» **Data section**:
※ ※ ※
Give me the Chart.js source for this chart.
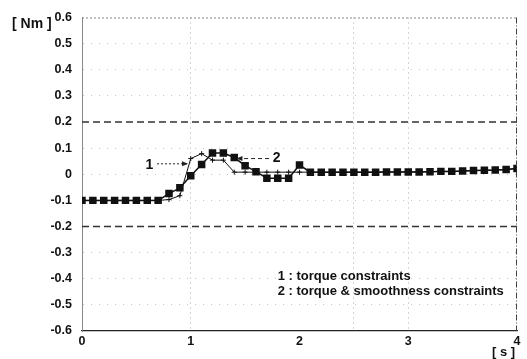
<!DOCTYPE html>
<html>
<head>
<meta charset="utf-8">
<script src="https://cdn.jsdelivr.net/npm/chart.js@4/dist/chart.umd.min.js"></script>
<style>
  html, body { margin: 0; padding: 0; background: #fff; }
  #wrap { width: 527px; height: 359px; }
</style>
</head>
<body>
<div id="wrap"><canvas id="c" width="527" height="359"></canvas></div>
<script>
// ---- data ----
const times = [0,0.1,0.2,0.3,0.4,0.5,0.6,0.7,0.8,0.9,1.0,1.1,1.2,1.3,1.4,1.5,1.6,1.7,1.8,1.9,2.0,
               2.1,2.2,2.3,2.4,2.5,2.6,2.7,2.8,2.9,3.0,3.1,3.2,3.3,3.4,3.5,3.6,3.7,3.8,3.9,4.0];
// 1 : torque constraints
const torqueOnly = [-0.1,-0.1,-0.1,-0.1,-0.1,-0.1,-0.1,-0.1,-0.097,-0.082,0.06,0.079,0.054,0.054,0.008,0.008,0.008,0.008,0.008,0.008,0.008,
                    0.008,0.008,0.008,0.008,0.008,0.008,0.008,0.009,0.009,0.009,0.009,0.010,0.011,0.011,0.012,0.014,0.015,0.016,0.018,0.022];
// 2 : torque & smoothness constraints
const torqueSmooth = [-0.1,-0.1,-0.1,-0.1,-0.1,-0.1,-0.1,-0.1,-0.074,-0.052,-0.006,0.037,0.081,0.081,0.064,0.033,0.01,-0.015,-0.015,-0.015,0.035,
                      0.008,0.008,0.008,0.008,0.008,0.008,0.008,0.009,0.009,0.009,0.009,0.010,0.011,0.011,0.012,0.014,0.015,0.016,0.018,0.022];
const limitValues = [0.2, -0.2];
const timeRange = [0, 4];
const xTickLabels = ['0','1','2','3','4'];
const yTickValues = [-0.6,-0.5,-0.4,-0.3,-0.2,-0.1,0,0.1,0.2,0.3,0.4,0.5,0.6];
const legendTexts = ['1 : torque constraints', '2 : torque & smoothness constraints'];
const yUnit = '[ Nm ]';
const xUnit = '[ s ]';

const FONT = '"Liberation Sans", Arial, Helvetica, sans-serif';

const toPts = (ys) => times.map((t, i) => ({x: t, y: ys[i]}));

const limitSets = limitValues.map(v => ({
  data: timeRange.map(t => ({x: t, y: v})),
  borderColor: '#333',
  borderWidth: 1.5,
  borderDash: [7, 4],
  pointRadius: 0,
  fill: false,
  order: 3
}));

const overlay = {
  id: 'overlay',
  afterDraw(chart) {
    const {ctx, chartArea: a, scales: {x, y}} = chart;
    ctx.save();
    // top border (dotted) and right border (dash-dot)
    ctx.strokeStyle = '#888';
    ctx.lineWidth = 1;
    ctx.setLineDash([2, 2]);
    ctx.beginPath(); ctx.moveTo(a.left, a.top + 0.5); ctx.lineTo(a.right, a.top + 0.5); ctx.stroke();
    ctx.strokeStyle = '#444';
    ctx.setLineDash([6, 2, 1, 2]);
    ctx.beginPath(); ctx.moveTo(a.right - 0.5, a.top); ctx.lineTo(a.right - 0.5, a.bottom); ctx.stroke();
    ctx.setLineDash([]);

    ctx.fillStyle = '#111';
    ctx.textBaseline = 'middle';
    // units
    ctx.font = 'bold 14px ' + FONT;
    ctx.textAlign = 'left';
    ctx.fillText(yUnit, 12, 24);
    ctx.font = 'bold 13px ' + FONT;
    ctx.fillText(xUnit, 492, 352);

    // legend text
    ctx.font = 'bold 13px ' + FONT;
    ctx.fillText(legendTexts[0], x.getPixelForValue(1.8), y.getPixelForValue(-0.392));
    ctx.fillText(legendTexts[1], x.getPixelForValue(1.8), y.getPixelForValue(-0.448));

    const arrow = (x1, y1, x2, y2, dash) => {
      ctx.strokeStyle = '#222';
      ctx.lineWidth = 1;
      ctx.setLineDash(dash);
      ctx.beginPath(); ctx.moveTo(x1, y1); ctx.lineTo(x2, y2); ctx.stroke();
      ctx.setLineDash([]);
      const dir = Math.sign(x2 - x1);
      ctx.fillStyle = '#222';
      ctx.beginPath();
      ctx.moveTo(x2, y2);
      ctx.lineTo(x2 - dir * 6, y2 - 2.5);
      ctx.lineTo(x2 - dir * 6, y2 + 2.5);
      ctx.closePath(); ctx.fill();
    };
    ctx.font = 'bold 14px ' + FONT;
    ctx.textAlign = 'center';
    ctx.fillStyle = '#111';
    const ay1 = y.getPixelForValue(0.04);
    ctx.fillText('1', x.getPixelForValue(0.62), ay1 + 1);
    arrow(x.getPixelForValue(0.69), ay1, x.getPixelForValue(0.975), ay1, [2, 2]);

    const ay2 = y.getPixelForValue(0.06);
    ctx.fillStyle = '#111';
    ctx.fillText('2', x.getPixelForValue(1.79), ay2);
    arrow(x.getPixelForValue(1.72), ay2, x.getPixelForValue(1.42), ay2, [4, 3]);
    ctx.restore();
  }
};

new Chart(document.getElementById('c'), {
  type: 'line',
  data: {
    datasets: [
      {
        label: legendTexts[1],
        data: toPts(torqueSmooth),
        borderColor: '#111',
        backgroundColor: '#111',
        borderWidth: 1.5,
        pointStyle: 'rect',
        pointRadius: 5.3,
        pointBorderWidth: 0,
        tension: 0,
        order: 2
      },
      {
        label: legendTexts[0],
        data: toPts(torqueOnly),
        borderColor: '#111',
        backgroundColor: '#111',
        borderWidth: 1,
        pointStyle: 'cross',
        pointRadius: 2.5,
        pointBorderWidth: 1,
        tension: 0,
        order: 1
      },
      ...limitSets
    ]
  },
  options: {
    responsive: false,
    animation: false,
    devicePixelRatio: 1,
    layout: { padding: { top: 11, right: 10, left: 0, bottom: 0 } },
    plugins: { legend: { display: false }, tooltip: { enabled: false } },
    scales: {
      x: {
        type: 'linear',
        min: timeRange[0], max: timeRange[1],
        afterFit(s) { s.height = 28; },
        afterBuildTicks(s) {
          s.ticks = [0,0.5,1,1.5,2,2.5,3,3.5,4].map(v => ({value: v}));
        },
        ticks: {
          autoSkip: false, maxRotation: 0, padding: 3,
          color: '#111',
          font: { family: FONT, size: 12.5, weight: 'bold' },
          callback: (v) => Number.isInteger(v) ? xTickLabels[v] : ''
        },
        grid: {
          drawTicks: false,
          lineWidth: 1,
          color: (c) => (c.tick && [1, 2.5, 3].includes(c.tick.value)) ? '#aaa' : 'rgba(0,0,0,0)'
        },
        border: { display: true, color: '#222', width: 1.2, dash: [1, 4] }
      },
      y: {
        min: -0.6, max: 0.6,
        afterFit(s) { s.width = 82; },
        afterBuildTicks(s) { s.ticks = yTickValues.map(v => ({value: v})); },
        ticks: {
          padding: 10,
          color: '#111',
          font: { family: FONT, size: 12.5, weight: 'bold' },
          callback: (v) => {
            const r = Math.round(v * 10) / 10;
            return r === 0 ? '0' : r.toFixed(1);
          }
        },
        grid: {
          drawTicks: false,
          lineWidth: 1,
          color: (c) => {
            const v = c.tick ? Math.round(c.tick.value * 10) / 10 : null;
            if (v === 0.2 || v === -0.2 || v === 0.6 || v === -0.6) return 'rgba(0,0,0,0)';
            return '#c4c4c4';
          }
        },
        border: { display: true, color: '#888', width: 1, dash: [1, 7] }
      }
    }
  },
  plugins: [overlay]
});
</script>
</body>
</html>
※ ※ ※
Emit the lines of the material exactly, from its first line to the line containing "const xUnit = '[ s ]';", inclusive; leave every picture out.

Give me the Chart.js source for this chart.
<!DOCTYPE html>
<html>
<head>
<meta charset="utf-8">
<script src="https://cdn.jsdelivr.net/npm/chart.js@4/dist/chart.umd.min.js"></script>
<style>
  html, body { margin: 0; padding: 0; background: #fff; }
  #wrap { width: 527px; height: 359px; }
</style>
</head>
<body>
<div id="wrap"><canvas id="c" width="527" height="359"></canvas></div>
<script>
// ---- data ----
const times = [0,0.1,0.2,0.3,0.4,0.5,0.6,0.7,0.8,0.9,1.0,1.1,1.2,1.3,1.4,1.5,1.6,1.7,1.8,1.9,2.0,
               2.1,2.2,2.3,2.4,2.5,2.6,2.7,2.8,2.9,3.0,3.1,3.2,3.3,3.4,3.5,3.6,3.7,3.8,3.9,4.0];
// 1 : torque constraints
const torqueOnly = [-0.1,-0.1,-0.1,-0.1,-0.1,-0.1,-0.1,-0.1,-0.097,-0.082,0.06,0.079,0.054,0.054,0.008,0.008,0.008,0.008,0.008,0.008,0.008,
                    0.008,0.008,0.008,0.008,0.008,0.008,0.008,0.009,0.009,0.009,0.009,0.010,0.011,0.011,0.012,0.014,0.015,0.016,0.018,0.022];
// 2 : torque & smoothness constraints
const torqueSmooth = [-0.1,-0.1,-0.1,-0.1,-0.1,-0.1,-0.1,-0.1,-0.074,-0.052,-0.006,0.037,0.081,0.081,0.064,0.033,0.01,-0.015,-0.015,-0.015,0.035,
                      0.008,0.008,0.008,0.008,0.008,0.008,0.008,0.009,0.009,0.009,0.009,0.010,0.011,0.011,0.012,0.014,0.015,0.016,0.018,0.022];
const limitValues = [0.2, -0.2];
const timeRange = [0, 4];
const xTickLabels = ['0','1','2','3','4'];
const yTickValues = [-0.6,-0.5,-0.4,-0.3,-0.2,-0.1,0,0.1,0.2,0.3,0.4,0.5,0.6];
const legendTexts = ['1 : torque constraints', '2 : torque & smoothness constraints'];
const yUnit = '[ Nm ]';
const xUnit = '[ s ]';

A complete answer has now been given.